This page is mostly an overview of what's possible for NER with Prodigy. For more details and API docs, check out the PRODIGY_README.html
, which is available for download with Prodigy. This also includes the input formats and how to represent entity spans etc. as JSON.
Here's an example of an example with a highlighted entity span:
{
"text": "Hello Apple",
"spans": [{ "start": 6, "end": 11, "label": "ORG"}]
}
At a minimum, you need the start and end character offset into the text, and the label. If you have that annotated already, it should hopefully be pretty straightforward to write a script that converts it to a list of dictionaries with "text"
and "span"
.
You can then add the aspect options to the examples as described above, which will create input examples that look something like this:
{
"text": "Hello Apple",
"spans": [{ "start": 6, "end": 11, "label": "ORG"}],
"options": [
{"id": 0, "text": "Aspect 1"},
{"id": 1, "text": "Aspect 2"}
]
}
In the UI, the example above will be displayed as a text with "Apple" highlighted as "ORG", and two multiple-choice options to choose from. When you select an option, its ID will be added to the task as the "accept"
key.

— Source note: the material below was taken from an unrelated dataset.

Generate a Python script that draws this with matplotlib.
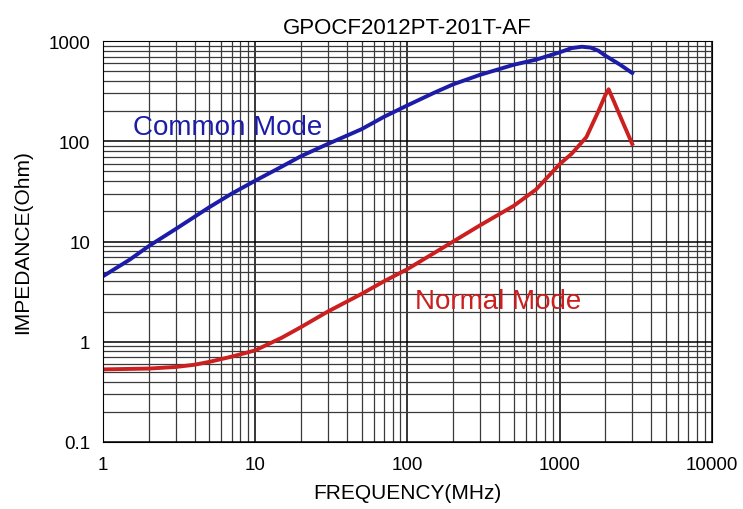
import matplotlib.pyplot as plt
import numpy as np

plt.rcParams['font.family'] = ['Liberation Sans', 'DejaVu Sans']

# Common mode impedance
freq_cm = [1, 1.5, 2, 3, 5, 7, 10, 15, 20, 30, 50, 70, 100, 150, 200, 300, 500, 700,
           1000, 1200, 1400, 1600, 1800, 2000, 2500, 3000]
z_cm = [4.5, 6.6, 9.0, 13.3, 22, 30, 40.4, 56, 71, 94, 132, 175, 228, 305, 370, 460, 580, 652,
        771, 850, 877, 860, 800, 714, 580, 480]

# Normal mode impedance
freq_nm = [1, 2, 3, 4, 5, 7, 10, 15, 20, 30, 50, 70, 100, 200, 300, 500, 700,
           1000, 1200, 1500, 1800, 2000, 2100, 2300, 2600, 3000]
z_nm = [0.53, 0.54, 0.56, 0.59, 0.63, 0.71, 0.82, 1.1, 1.4, 2.0, 3.0, 4.0, 5.3, 10, 14.5, 22.7, 33,
        59, 75, 110, 200, 290, 330, 240, 155, 94]

fig = plt.figure(figsize=(7.43, 5.10), dpi=100)
ax = fig.add_axes([0.1386, 0.1314, 0.8194, 0.7862])

ax.plot(freq_cm, z_cm, color='#1c1ca8', lw=2.8, solid_joinstyle='round')
ax.plot(freq_nm, z_nm, color='#cc2020', lw=2.8, solid_joinstyle='round')

ax.set_xscale('log')
ax.set_yscale('log')
ax.set_xlim(1, 10000)
ax.set_ylim(0.1, 1000)
ax.grid(True, which='major', color='black', lw=1.1)
ax.grid(True, which='minor', color='#3a3a3a', lw=0.9)
ax.tick_params(which='both', length=0, labelsize=13.5)
ax.tick_params(axis='x', pad=10)
ax.tick_params(axis='y', pad=9)
ax.set_xticks([1, 10, 100, 1000, 10000])
ax.set_xticklabels(['1', '10', '100', '1000', '10000'])
ax.set_yticks([0.1, 1, 10, 100, 1000])
ax.set_yticklabels(['0.1', '1', '10', '100', '1000'])
for s in ax.spines.values():
    s.set_color('black')

ax.set_title('GPOCF2012PT-201T-AF', fontsize=16, pad=6)
ax.set_xlabel('FREQUENCY(MHz)', fontsize=15, labelpad=7)
ax.set_ylabel('IMPEDANCE(Ohm)', fontsize=15, labelpad=12)

ax.text(1.57, 139, 'Common Mode', color='#1c1ca8', fontsize=20, va='center')
ax.text(112, 2.55, 'Normal Mode', color='#cc2020', fontsize=20, va='center')

plt.savefig('out.png', dpi=100)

For example:
{
"text": "Hello Apple",
"spans": [{ "start": 6, "end": 11, "label": "ORG"}],
"options": [
{"id": 0, "text": "Aspect 1"},
{"id": 1, "text": "Aspect 2"}
],
"accept": [1],
"answer": "accept"
}
After annotation, you can then export the dataset using db-out
, and for each entity highlighted in the text, you'll have its offsets into the text, as well as the selected aspect option(s).